See how different this guy looked before that face tat? Before there was the ear-chewing Mike Tyson there was this guy, who gets a rookie card in this set partly due to good timing. The Dal Maxvill shortstop era had ended during the ’72 season as Dal finished up that year in Oakland as one of the many fill-ins for the injured Dick Green. In his wake came Ed Crosby, who didn’t have enough stick (that’s tough when you’re following a guy with a .217 lifetime average); and Dwain Anderson, who got a spot on that year’s Topps Rookie team on the basis of his .267 average (on only 134 at bats) but had a tough time in the field. Anderson went to San Diego early in ’73, Crosby had been sent to Cincinnati, and the Cards pinned their shortstop hopes on a kid they picked up from Houston, Ray Busse. Busse had hit pretty well in the minors but always had played shortstop as if he was doing so in a minefield so he was an interesting choice to inherit the reins from a Gold Glover. He imploded pretty quickly – the rumor was because of bad nerves – and St. Louis brought up a second baseman to take his place. It was a difficult progression but this Mike Tyson didn’t do that badly, posting some solid D while hitting way better that Dal ever had. Since in the early Seventies Ted Sizemore was pretty much a rock at second, Mike’s ability to move over worked out pretty well for him as well.
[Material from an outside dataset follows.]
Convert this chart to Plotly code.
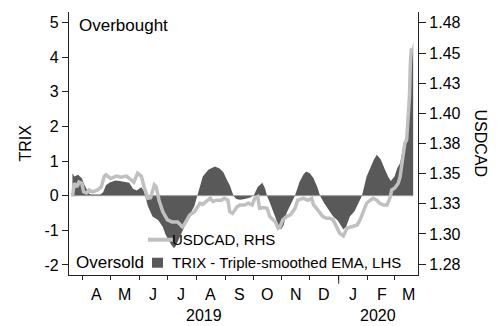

Here he strikes a pose at Candlestick, letting us know that little guys with a bat – he was 5’9” – can be fearsome also.
Mike Tyson came out of Rocky Mount, North Carolina, where he was a serious deal middle infielder at Nash High, where a few sites out there have him graduating in ’70, when he would have been 20. That couldn’t have been the case, especially since he went to Indian River Community College, a JUCO baseball powerhouse in Florida (that’s redundant) from which he did graduate in ’70 after being selected in the January draft by the Cards. There was an overlap because Mike got in a full season that year in A ball as a shortstop. He stuck at that level the next year through some military time and a move to second base before jumping to Triple A in ’72, posting some nice defensive numbers, and then making his MLB debut in September. In ’74 he was hanging out at Mendoza levels most of the season before a late summer push got him up to his final average of .223. He did lead the NL in double plays at his position though. In ’75 he reported to camp overweight, lost his starting gig in spring training to pick-up Ed Brinkman, and rode the bench the first month-plus. But Brinkman wasn’t the answer and by early June Mike had re-obtained his starting shortstop role, posting a much improved line of .266/4/39 in his 368 at bats. In the last couple weeks he got a bunch of starts at second due to a Ted Sizemore injury. Those games proved harbingers since after Sizemore’s trade back to LA for the ’76 season Mike moved over permanently. The move worked, at least offensively, but it would be a frustrating year for him as two injuries – one in April and one in July – caused him to miss over two months of the season. That was too bad since he had by far his best offensive run: a .286/3/28 line in his 245 at bats. In ’77 he remained healthy and reported his best full-year power numbers but after some early season hitting challenges his average sunk a bit as his line came in at .246/7/57. He retained the starting job in ’78 but further compression of his numbers - .233/3/26 in 377 at bats – meant some lost starting time to Mike Phillips and new kid Ken Oberkfell. In ’79 Oberkfell took over with his .301 average, Mike fell to a reserve role - .221/5/20 in 190 at bats, and after the season he went to the Cubs for reliever Donnie Moore.
In Chicago Tyson reclaimed his starting role at second (ironically from Ted Sizemore) but barely, as he eked out Steve Dillard for playing time there. But the recently departed Manny Trillo had set a pretty high bar for offense at the position and Mike’s line of .238/3/23 in his 341 at bats wasn’t the answer. Neither was Dillard or new guy Pat Tabler in ’81, but Mike moved to a back-up role anyway and was done after the season. He finished with a .241 average with 27 homers and 269 RBI’s.
Trying to find dirt on the web regarding a guy named Mike Tyson who wasn’t a boxer has been nearly impossible. Two of Mike’s sons have played minor league ball and both were born in Kansas City so apparently this Mike spent some time there after baseball but I have found nothing else out there regarding him.
Mike certainly had the right nickname for sharing a name with a heavyweight champ. But Mike got his by virtue of his place of origin. He really could be a streaky hitter.
At one time the Cruz family was seemingly headed in the direction of the Alou one (four brothers made it to the MLB level) so this is a fitting hook-up:
1. Tyson and Jose Cruz ’72 to ’74 Cardinals;
2. Cruz and Jesus Alou ’79 to ’80 Astros.